▶ **Dataset excerpt**:
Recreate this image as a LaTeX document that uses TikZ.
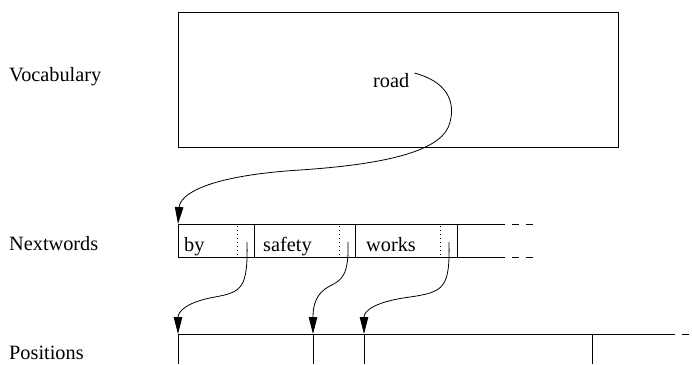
\documentclass[tikz,border=0pt]{standalone}
\usepackage{fontspec}
\setmainfont{Liberation Serif}
\usetikzlibrary{arrows.meta}

\tikzset{
  txt/.style={font=\fontsize{20.3}{24}\selectfont, inner sep=0pt, anchor=base west},
  frame/.style={draw, line width=0.8pt},
  sep/.style={draw, line width=0.8pt, dash pattern=on 0.8pt off 3.2pt},
  link/.style={draw, line width=0.8pt, -{Triangle[length=17pt,width=8.5pt]}},
  tail/.style={draw, line width=0.8pt, dash pattern=on 7pt off 7pt}
}

\begin{document}
\begin{tikzpicture}[x=1pt,y=-1pt]
  \useasboundingbox (0,0) rectangle (692,364);

  % row labels
  \node[txt] (lvoc) at (9,81) {Vocabulary};
  \node[txt] (lnext) at (9,250) {Nextwords};
  \node[txt] (lpos) at (9,359) {Positions};

  % vocabulary table
  \node[frame, minimum width=440pt, minimum height=135pt, inner sep=0pt]
    (vocab) at (398,79.5) {};
  \node[txt] (road) at (373,87) {road};

  % nextwords strip
  \coordinate (ntl) at (178,224);
  \coordinate (nbl) at (178,257);
  \path[frame] (505,224) -- (ntl) -- (nbl) -- (505,257);
  \path[tail] (512,224) -- (535,224);
  \path[tail] (512,257) -- (535,257);
  \foreach \x in {254,355,457} \path[frame] (\x,224) -- (\x,257);
  \foreach \x in {237.5,339,440} \path[sep] (\x,226) -- (\x,257);
  \node[txt] (wby) at (184,251) {by};
  \node[txt] (wsafety) at (263,251) {safety};
  \node[txt] (wworks) at (366,251) {works};
  \coordinate (s1) at (247,242);
  \coordinate (s2) at (348,242);
  \coordinate (s3) at (449,242);

  % positions array
  \coordinate (p1) at (178,334);
  \coordinate (p2) at (313,334);
  \coordinate (p3) at (364,334);
  \coordinate (p4) at (592.5,334);
  \path[frame] (p1) -- (675,334);
  \path[tail] (682,334) -- (696,334);
  \foreach \p in {p1,p2,p3,p4} \path[frame] (\p) -- (\p |- 0,364);

  % pointers
  \path[link] (road.east) ++(5,-7) .. controls (445,81) and (456,100) .. (450,122)
    .. controls (444,150) and (390,164) .. (300,170)
    .. controls (205,176) and (180,195) .. (ntl);
  \path[link] (s1) .. controls (248,288) and (242,292) .. (215,297)
    .. controls (186,302) and (178,312) .. (p1);
  \path[link] (s2) .. controls (349,275) and (342,280) .. (330,286)
    .. controls (316,293) and (313,305) .. (p2);
  \path[link] (s3) .. controls (450,288) and (444,292) .. (410,297)
    .. controls (372,302) and (364,312) .. (p3);
\end{tikzpicture}
\end{document}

▶ **Exercise objective**:
Your copy of the data should match it exactly, except that pictures are left out.

▶ **Result of the task**:
Recreate this image as a LaTeX document that uses TikZ.
\documentclass[tikz,border=0pt]{standalone}
\usepackage{fontspec}
\setmainfont{Liberation Serif}
\usetikzlibrary{arrows.meta}

\tikzset{
  txt/.style={font=\fontsize{20.3}{24}\selectfont, inner sep=0pt, anchor=base west},
  frame/.style={draw, line width=0.8pt},
  sep/.style={draw, line width=0.8pt, dash pattern=on 0.8pt off 3.2pt},
  link/.style={draw, line width=0.8pt, -{Triangle[length=17pt,width=8.5pt]}},
  tail/.style={draw, line width=0.8pt, dash pattern=on 7pt off 7pt}
}

\begin{document}
\begin{tikzpicture}[x=1pt,y=-1pt]
  \useasboundingbox (0,0) rectangle (692,364);

  % row labels
  \node[txt] (lvoc) at (9,81) {Vocabulary};
  \node[txt] (lnext) at (9,250) {Nextwords};
  \node[txt] (lpos) at (9,359) {Positions};

  % vocabulary table
  \node[frame, minimum width=440pt, minimum height=135pt, inner sep=0pt]
    (vocab) at (398,79.5) {};
  \node[txt] (road) at (373,87) {road};

  % nextwords strip
  \coordinate (ntl) at (178,224);
  \coordinate (nbl) at (178,257);
  \path[frame] (505,224) -- (ntl) -- (nbl) -- (505,257);
  \path[tail] (512,224) -- (535,224);
  \path[tail] (512,257) -- (535,257);
  \foreach \x in {254,355,457} \path[frame] (\x,224) -- (\x,257);
  \foreach \x in {237.5,339,440} \path[sep] (\x,226) -- (\x,257);
  \node[txt] (wby) at (184,251) {by};
  \node[txt] (wsafety) at (263,251) {safety};
  \node[txt] (wworks) at (366,251) {works};
  \coordinate (s1) at (247,242);
  \coordinate (s2) at (348,242);
  \coordinate (s3) at (449,242);

  % positions array
  \coordinate (p1) at (178,334);
  \coordinate (p2) at (313,334);
  \coordinate (p3) at (364,334);
  \coordinate (p4) at (592.5,334);
  \path[frame] (p1) -- (675,334);
  \path[tail] (682,334) -- (696,334);
  \foreach \p in {p1,p2,p3,p4} \path[frame] (\p) -- (\p |- 0,364);

  % pointers
  \path[link] (road.east) ++(5,-7) .. controls (445,81) and (456,100) .. (450,122)
    .. controls (444,150) and (390,164) .. (300,170)
    .. controls (205,176) and (180,195) .. (ntl);
  \path[link] (s1) .. controls (248,288) and (242,292) .. (215,297)
    .. controls (186,302) and (178,312) .. (p1);
  \path[link] (s2) .. controls (349,275) and (342,280) .. (330,286)
    .. controls (316,293) and (313,305) .. (p2);
  \path[link] (s3) .. controls (450,288) and (444,292) .. (410,297)
    .. controls (372,302) and (364,312) .. (p3);
\end{tikzpicture}
\end{document}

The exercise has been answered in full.